As for Dalpe, he was brought up from Cleveland after a career year with the Monsters, putting in 33 goals in just 55 regular-season games to finish just one off the AHL's lead. That production helped Cleveland make the AHL playoffs, where they will begin play Friday at Syracuse. 

"We want to take a look at him," Tortorella said of the recall of a player who played one game with the Jackets this year and has suited up in 13 carer games with the CBJ and 141 at the NHL level. "They don't play until Friday, I don't think. We have some nicks here and there, so we brought him up to practice. I'm not sure where it all goes." 

In addition, the Blue Jackets signed 23-year-old Russian defenseman Vladislav Gavrikov on Saturday. The 2015 sixth-round draft pick has extensive experience, having played with the gold-medal-winning Russian team in the 2018 Winter Olympics and also boasts four-plus seasons at the KHL level. He will join the team after arriving from Russia once he receives his work visa. 

"I don't know much," Tortorella said of Gavrikov. "(General manager Jarmo Kekalainen) has talked to me about him. As I've said, Jarmo is one of the best talent evaluators I've been involved with, so he's given me a lot of information on him. He certainly comes with high credentials." 

Bring the noise: Much was made about the electricity in the air during Sunday's Game 3, and the Jackets expect the crowd to be similarly amped up Tuesday night with the team holding a 3-0 series lead. 

"I think it's going to be electric," Atkinson said. "Anytime we have made the playoffs, our fans show up, and we're going to need them to be even louder tonight and more into it, but I don't think I need to tell them that. It's pretty special. We can actually hear the fans in the locker room, that's how loud it is. It gives you the emotion and the adrenaline to get out there." 

Festivities will include a pregame party on the plaza at Front and Nationwide that begins at 4 p.m. as well as free T-shirts and rally towels on each seat in Nationwide Arena. In addition, a live pregame show featuring radio voice Bob McElligott and former Jackets Jody Shelley and Jean-Luc Grand-Pierre will be available on the Eldorado Scioto Downs Blue Jackets Radio Network, on the arena big screen and at @BlueJacketsNHL starting at 6 p.m. outside section 119. 

Tampa update: The Lightning get back the NHL's leading scorer in Kucherov, who was suspended for a game for his hit on Nutivaara, but will still be without reigning Norris Trophy-winning defenseman Victor Hedman.

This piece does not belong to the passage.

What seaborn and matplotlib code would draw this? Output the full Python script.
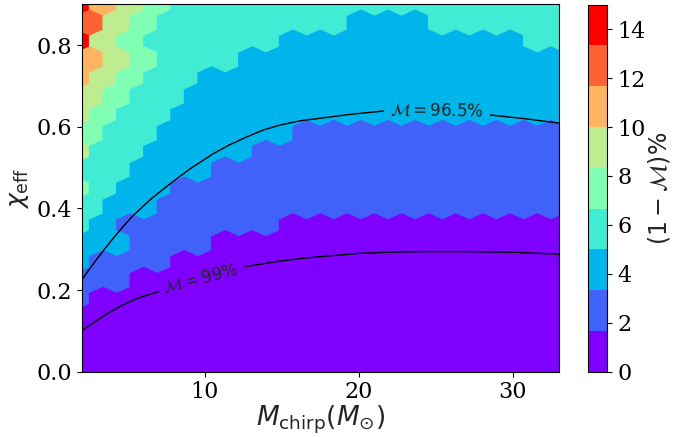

Head coach Jon Cooper said Hedman, who had a 12-42-54 line in 70 games this year and was plus-24, will be out for the second straight game with an undisclosed injury. 

Former Blue Jackets defenseman Anton Stralman (2-15-17, plus-12 in 47 games) also will be out, while forward Alex Killorn, who has impressed this series, skated today after leaving Game 3 with an injury but will be a game-time decision.